My guess is that the piece you've cut now is going to either cup or warp because you've exposed one side whilst the others are still covered in wax, might be worth you trying to cut it up into their rough shapes and leaving them indoors for a bit to let them settle, then if they do move a little just plane it out and glue them down. I'm no expert on exotics though, I imagine someone like Custard would know a hell of a lot more and will quite you in the right direction.

I'm not a huge fan of the smell.
 
It gums up tools, it gums up saws, it gums up sandpaper and is generally tough stuff to use. It is however beautiful to turn because the oil lubricates the cutter.
 
As said a very oily and awkward wood to use with hand tools, I think I would get a more suitable timber for this project, it may save a lot or work then swearing as it moves and warps, as said above lovely to turn I would leave it for that. Sorry!
 
The Olivewood has been waxed before it has had a chance to dry properly. Wet timbers clog up the gullets of the saw blade and prevent cutting, hence the jumping around.

Scrape off the wax and leave it in stick for a year in a cool area like a shed or a garage.

It's a nice board, it'd be a shame to spoil it.
 
My recent foray into olive wood has taught me quite a lot about how not to cut it, how not to plane it, and how not to expect it to stay the shape it was when you first finished it. I have seen a claim that it is 3 times harder than oak, but this was from an Italian flooring manufacturer, so may be hyperbole.

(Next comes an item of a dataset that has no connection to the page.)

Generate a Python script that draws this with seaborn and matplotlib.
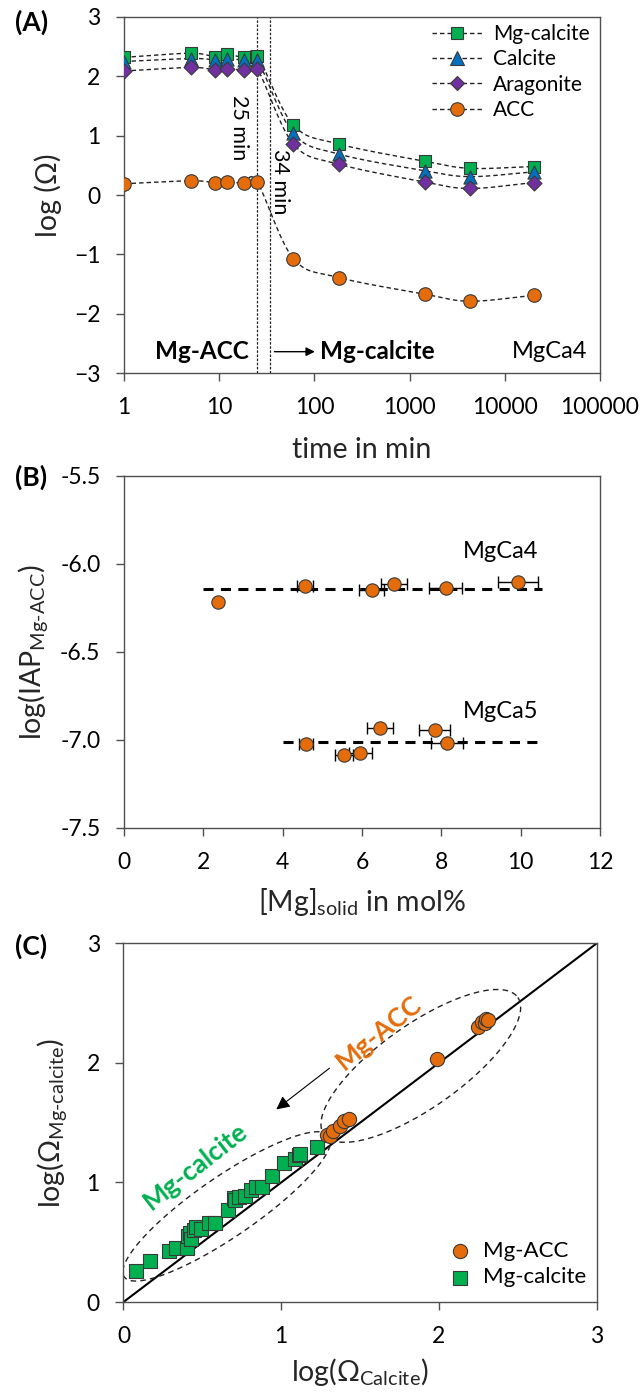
import numpy as np
import matplotlib
matplotlib.use("Agg")
import matplotlib.pyplot as plt
import seaborn as sns
from matplotlib.lines import Line2D

# ---------------- data ----------------
# (A) saturation indices versus time, experiment MgCa4
time_min = [1, 5, 9, 12, 18, 25, 60, 180, 1440, 4320, 20160]
log_omega_mgcalcite = [2.32, 2.39, 2.33, 2.37, 2.32, 2.35, 1.18, 0.86, 0.57, 0.45, 0.48]
log_omega_calcite = [2.25, 2.30, 2.28, 2.29, 2.28, 2.28, 1.04, 0.69, 0.41, 0.31, 0.39]
log_omega_aragonite = [2.09, 2.15, 2.11, 2.13, 2.11, 2.13, 0.86, 0.52, 0.22, 0.11, 0.21]
log_omega_acc = [0.19, 0.24, 0.21, 0.22, 0.20, 0.22, -1.07, -1.39, -1.67, -1.79, -1.69]
transition_min = [25, 34]
time_ticks = [1, 10, 100, 1000, 10000, 100000]

# (B) ion activity product of Mg-ACC versus Mg content of the solid
mgca4_mg = [2.36, 4.56, 6.24, 6.80, 8.11, 9.94]
mgca4_iap = [-6.215, -6.123, -6.146, -6.112, -6.136, -6.104]
mgca4_err = [0.0, 0.20, 0.31, 0.33, 0.42, 0.51]
mgca4_mean = -6.142
mgca5_mg = [4.58, 5.55, 5.95, 6.45, 7.83, 8.14]
mgca5_iap = [-7.023, -7.083, -7.075, -6.934, -6.943, -7.019]
mgca5_err = [0.18, 0.22, 0.29, 0.32, 0.39, 0.41]
mgca5_mean = -7.011

# (C) log Omega(Mg-calcite) versus log Omega(calcite)
acc_x = [1.29, 1.31, 1.33, 1.37, 1.40, 1.43, 1.99, 2.25, 2.27, 2.29, 2.30, 2.31]
acc_y = [1.40, 1.39, 1.43, 1.47, 1.51, 1.53, 2.03, 2.30, 2.34, 2.33, 2.37, 2.36]
calc_x = [0.08, 0.17, 0.29, 0.33, 0.40, 0.41, 0.42, 0.43, 0.45, 0.46, 0.49, 0.54, 0.58,
          0.66, 0.70, 0.71, 0.73, 0.77, 0.81, 0.84, 0.88, 0.94, 1.02, 1.09, 1.11, 1.12, 1.23]
calc_y = [0.26, 0.34, 0.43, 0.45, 0.45, 0.55, 0.58, 0.53, 0.60, 0.63, 0.61, 0.66, 0.66,
          0.77, 0.87, 0.85, 0.88, 0.89, 0.94, 0.96, 0.96, 1.05, 1.16, 1.20, 1.23, 1.24, 1.30]

# ---------------- style ----------------
GREEN = "#00B050"
BLUE = "#0070C0"
PURPLE = "#7030A0"
ORANGE = "#E46C0A"
EDGE = "#3a3a3a"
AXC = "#505050"

TICK_FS = 16.5
LABEL_FS = 20.5

sns.set_theme(style="ticks")
plt.rcParams.update({
    "font.family": ["Lato", "DejaVu Sans"],
    "mathtext.fontset": "custom",
    "mathtext.rm": "Lato",
    "mathtext.it": "Lato:italic",
    "mathtext.bf": "Lato:bold",
    "axes.edgecolor": AXC,
    "axes.linewidth": 1.0,
    "xtick.color": AXC,
    "ytick.color": AXC,
    "xtick.labelcolor": "black",
    "ytick.labelcolor": "black",
    "xtick.direction": "out",
    "ytick.direction": "out",
    "xtick.major.size": 6,
    "ytick.major.size": 6,
    "xtick.major.width": 1.0,
    "ytick.major.width": 1.0,
    "xtick.major.pad": 11,
    "ytick.major.pad": 11,
    "xtick.labelsize": TICK_FS,
    "ytick.labelsize": TICK_FS,
    "axes.labelsize": LABEL_FS,
    "text.color": "black",
})


def catmull_rom(u, v, n=30):
    """Smooth connecting curve through the points (uniform Catmull-Rom)."""
    P = np.column_stack([np.asarray(u, float), np.asarray(v, float)])
    P = np.vstack([2 * P[0] - P[1], P, 2 * P[-1] - P[-2]])
    t = np.linspace(0, 1, n, endpoint=False)[:, None]
    segs = []
    for i in range(1, len(P) - 2):
        p0, p1, p2, p3 = P[i - 1], P[i], P[i + 1], P[i + 2]
        segs.append(0.5 * (2 * p1 + (-p0 + p2) * t
                           + (2 * p0 - 5 * p1 + 4 * p2 - p3) * t ** 2
                           + (-p0 + 3 * p1 - 3 * p2 + p3) * t ** 3))
    segs.append(P[-2][None, :])
    return np.vstack(segs)


fig = plt.figure(figsize=(6.43, 13.93), dpi=100)
axA = fig.add_axes([0.193, 0.7322, 0.740, 0.2556])
axB = fig.add_axes([0.193, 0.4056, 0.740, 0.2527])
axC = fig.add_axes([0.192, 0.0653, 0.736, 0.2575])

for ax in (axA, axB, axC):
    for s in ax.spines.values():
        s.set_visible(True)
        s.set_color(AXC)

# ---------------- panel A ----------------
series = [
    ("Mg-calcite", log_omega_mgcalcite, "s", GREEN, 80),
    ("Calcite", log_omega_calcite, "^", BLUE, 90),
    ("Aragonite", log_omega_aragonite, "D", PURPLE, 58),
    ("ACC", log_omega_acc, "o", ORANGE, 95),
]
dash = (0, (3.2, 2.2))
for name, vals, mk, col, size in series:
    curve = catmull_rom(np.log10(time_min), vals)
    axA.plot(10 ** curve[:, 0], curve[:, 1], color="#222222", lw=1.0, ls=dash, zorder=2)
for i, (name, vals, mk, col, size) in enumerate(series):
    sns.scatterplot(x=time_min, y=vals, marker=mk, color=col, s=size,
                    edgecolor=EDGE, linewidth=0.8, ax=axA, zorder=3 + i, legend=False)

for t in transition_min:
    axA.axvline(t, color="#222222", lw=0.9, ls=(0, (2.0, 1.3)), zorder=1)

axA.set_xscale("log")
axA.set_xlim(1, 1e5)
axA.set_ylim(-3, 3)
axA.set_xticks(time_ticks)
axA.set_xticklabels([str(t) for t in time_ticks])
axA.minorticks_off()
axA.set_yticks(range(-3, 4))
axA.set_xlabel("time in min", fontsize=LABEL_FS)
axA.set_ylabel("log (Ω)", fontsize=LABEL_FS)
axA.xaxis.set_label_coords(0.5, -0.18)
axA.yaxis.set_label_coords(-0.13, 0.5)

axA.text(16.3, 1.14, "25 min", rotation=270, ha="center", va="center", fontsize=15.5)
axA.text(44, 0.22, "34 min", rotation=270, ha="center", va="center", fontsize=15.5)
axA.text(20.5, -2.64, "Mg-ACC", ha="right", va="center", fontsize=17.5, fontweight="bold")
axA.annotate("", xy=(108, -2.64), xytext=(35.5, -2.64),
             arrowprops=dict(arrowstyle="-|>", color="black", lw=1.0, mutation_scale=13))
axA.text(114, -2.64, "Mg-calcite", ha="left", va="center", fontsize=17.5, fontweight="bold")
axA.text(74000, -2.64, "MgCa4", ha="right", va="center", fontsize=17)

handles = [Line2D([0], [0], color="#222222", lw=1.0, ls=dash, marker=mk,
                  markerfacecolor=col, markeredgecolor=EDGE, markeredgewidth=0.8,
                  markersize=np.sqrt(size))
           for (name, vals, mk, col, size) in series]
axA.legend(handles, [s[0] for s in series], loc="upper right", frameon=False,
           fontsize=15, handlelength=2.4, handletextpad=0.5, labelspacing=0.26,
           bbox_to_anchor=(1.0, 1.01), borderaxespad=0.1)

# ---------------- panel B ----------------
axB.hlines(mgca4_mean, 2.0, 10.55, colors="black", lw=2.2, linestyles=(0, (3.3, 2.4)), zorder=1)
axB.hlines(mgca5_mean, 4.0, 10.55, colors="black", lw=2.2, linestyles=(0, (3.3, 2.4)), zorder=1)
for xs, ys, es in ((mgca4_mg, mgca4_iap, mgca4_err), (mgca5_mg, mgca5_iap, mgca5_err)):
    xs, ys, es = map(np.asarray, (xs, ys, es))
    m = es > 0
    axB.errorbar(xs[m], ys[m], xerr=es[m], fmt="none", ecolor="black",
                 elinewidth=1.0, capsize=4.5, capthick=1.0, zorder=2)
    sns.scatterplot(x=xs, y=ys, marker="o", color=ORANGE, s=92, edgecolor=EDGE,
                    linewidth=0.8, ax=axB, zorder=3, legend=False)

axB.set_xlim(0, 12)
axB.set_ylim(-7.5, -5.5)
axB.set_xticks(range(0, 13, 2))
axB.set_yticks([-7.5, -7.0, -6.5, -6.0, -5.5])
axB.set_yticklabels([f"{v:.1f}" for v in [-7.5, -7.0, -6.5, -6.0, -5.5]])
axB.set_xlabel(r"[Mg]$_{\mathrm{solid}}$ in mol%", fontsize=LABEL_FS)
axB.set_ylabel(r"log(IAP$_{\mathrm{Mg\text{-}ACC}}$)", fontsize=LABEL_FS)
axB.xaxis.set_label_coords(0.5, -0.165)
axB.yaxis.set_label_coords(-0.155, 0.5)
axB.text(10.45, -5.93, "MgCa4", ha="right", va="center", fontsize=17)
axB.text(10.45, -6.84, "MgCa5", ha="right", va="center", fontsize=17)

# ---------------- panel C ----------------
axC.plot([0, 3], [0, 3], color="black", lw=1.5, zorder=1)

tt = np.linspace(0, 2 * np.pi, 300)
for (cx, cy), (ax_, ay_), (bx_, by_) in (
        ((0.655, 0.800), (0.650, 0.590), (0.110, -0.205)),
        ((1.885, 1.975), (0.615, 0.572), (0.150, -0.285))):
    axC.plot(cx + ax_ * np.cos(tt) + bx_ * np.sin(tt),
             cy + ay_ * np.cos(tt) + by_ * np.sin(tt),
             color="#222222", lw=1.0, ls=(0, (4, 3)), zorder=1)

sns.scatterplot(x=calc_x, y=calc_y, marker="s", color=GREEN, s=100, edgecolor=EDGE,
                linewidth=0.8, ax=axC, zorder=3, label="Mg-calcite")
sns.scatterplot(x=acc_x, y=acc_y, marker="o", color=ORANGE, s=105, edgecolor=EDGE,
                linewidth=0.8, ax=axC, zorder=4, label="Mg-ACC")
h, l = axC.get_legend_handles_labels()
axC.legend(h[::-1], l[::-1], loc="lower right", frameon=False, fontsize=16,
           handletextpad=0.05, labelspacing=0.3, borderaxespad=0.5,
           bbox_to_anchor=(1.02, -0.015))

axC.annotate("", xy=(0.955, 1.597), xytext=(1.32, 1.97),
             arrowprops=dict(arrowstyle="-|>", color="black", lw=0.8, mutation_scale=20))
axC.text(1.62, 2.25, "Mg-ACC", color=ORANGE, rotation=39, ha="center", va="center",
         fontsize=19, fontweight="bold", rotation_mode="anchor")
axC.text(0.46, 1.14, "Mg-calcite", color=GREEN, rotation=38, ha="center", va="center",
         fontsize=19, fontweight="bold", rotation_mode="anchor")

axC.set_xlim(0, 3)
axC.set_ylim(0, 3)
axC.set_xticks(range(4))
axC.set_yticks(range(4))
axC.set_xlabel(r"log(Ω$_{\mathrm{Calcite}}$)", fontsize=LABEL_FS)
axC.set_ylabel(r"log(Ω$_{\mathrm{Mg\text{-}calcite}}$)", fontsize=LABEL_FS)
axC.xaxis.set_label_coords(0.5, -0.15)
axC.yaxis.set_label_coords(-0.115, 0.5)

# panel letters
fig.text(0.049, 0.984, "(A)", fontsize=19, fontweight="bold", ha="center", va="center")
fig.text(0.049, 0.657, "(B)", fontsize=19, fontweight="bold", ha="center", va="center")
fig.text(0.049, 0.321, "(C)", fontsize=19, fontweight="bold", ha="center", va="center")

fig.savefig("out.png", dpi=100)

I am coming rapidly to the conclusion that the only thing you can use olive wood for is turning and firewood, but other people seem to manage it, so the investigations continue. I have wood that has been air dried for three years (also known as my firewood log pile), and it still all ties itself in knots as soon as it is cut. I have a chopping board that seems to want to become a bowl - not helpful. Perhaps it needs time between processes to sort itself out,and I am just overenthusiastic.

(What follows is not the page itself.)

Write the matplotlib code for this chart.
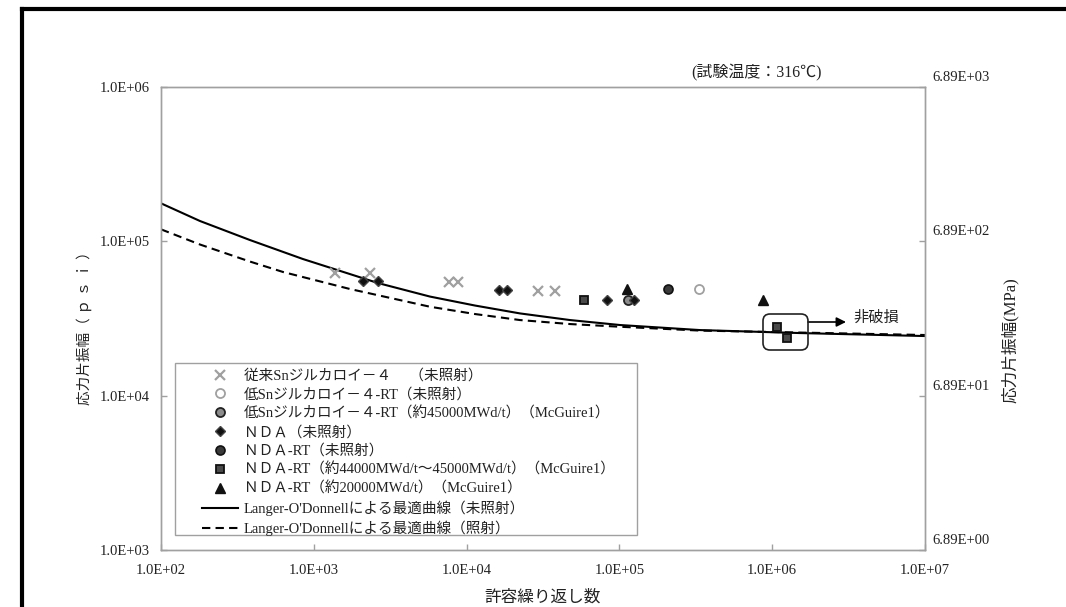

So, if any of the above doesn't put you off, I would recommend going VERY slowly. Then expect the piece to move about in unexpected ways.

Full disclosure: I am NOT in any way an expert, partly trained by YouTube, and little else.
 
Thanks for replies chaps! So it is a pipper to work with not just me!

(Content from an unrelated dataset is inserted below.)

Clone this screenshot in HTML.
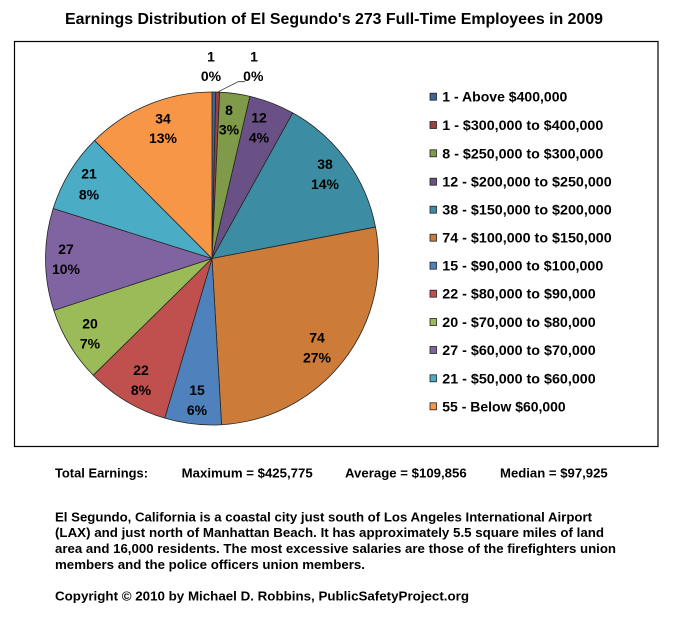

Apart from my lovely new blade it has gummed up my belt sander too.

Looks like I’ll have to complete my project using padauk only and put my freshly cut olivewood slice on the shelf for a year.

Seeing as the olivewood was sealed with wax before but was dry, do you think I have grounds to have a bit of a whinge at the vendor?

Not sure whether to have a moan about the moisture content or just chalk it up as a lesson learned.
 
Have worked a lot of olive, and it doesn't seem to dry like normal timber. Some of mine has been cut and kept for years, and still only dry for 10 mm or so. The straighter the grain the quicker it dry. I have some whole trees that are all burrs and twisted grain.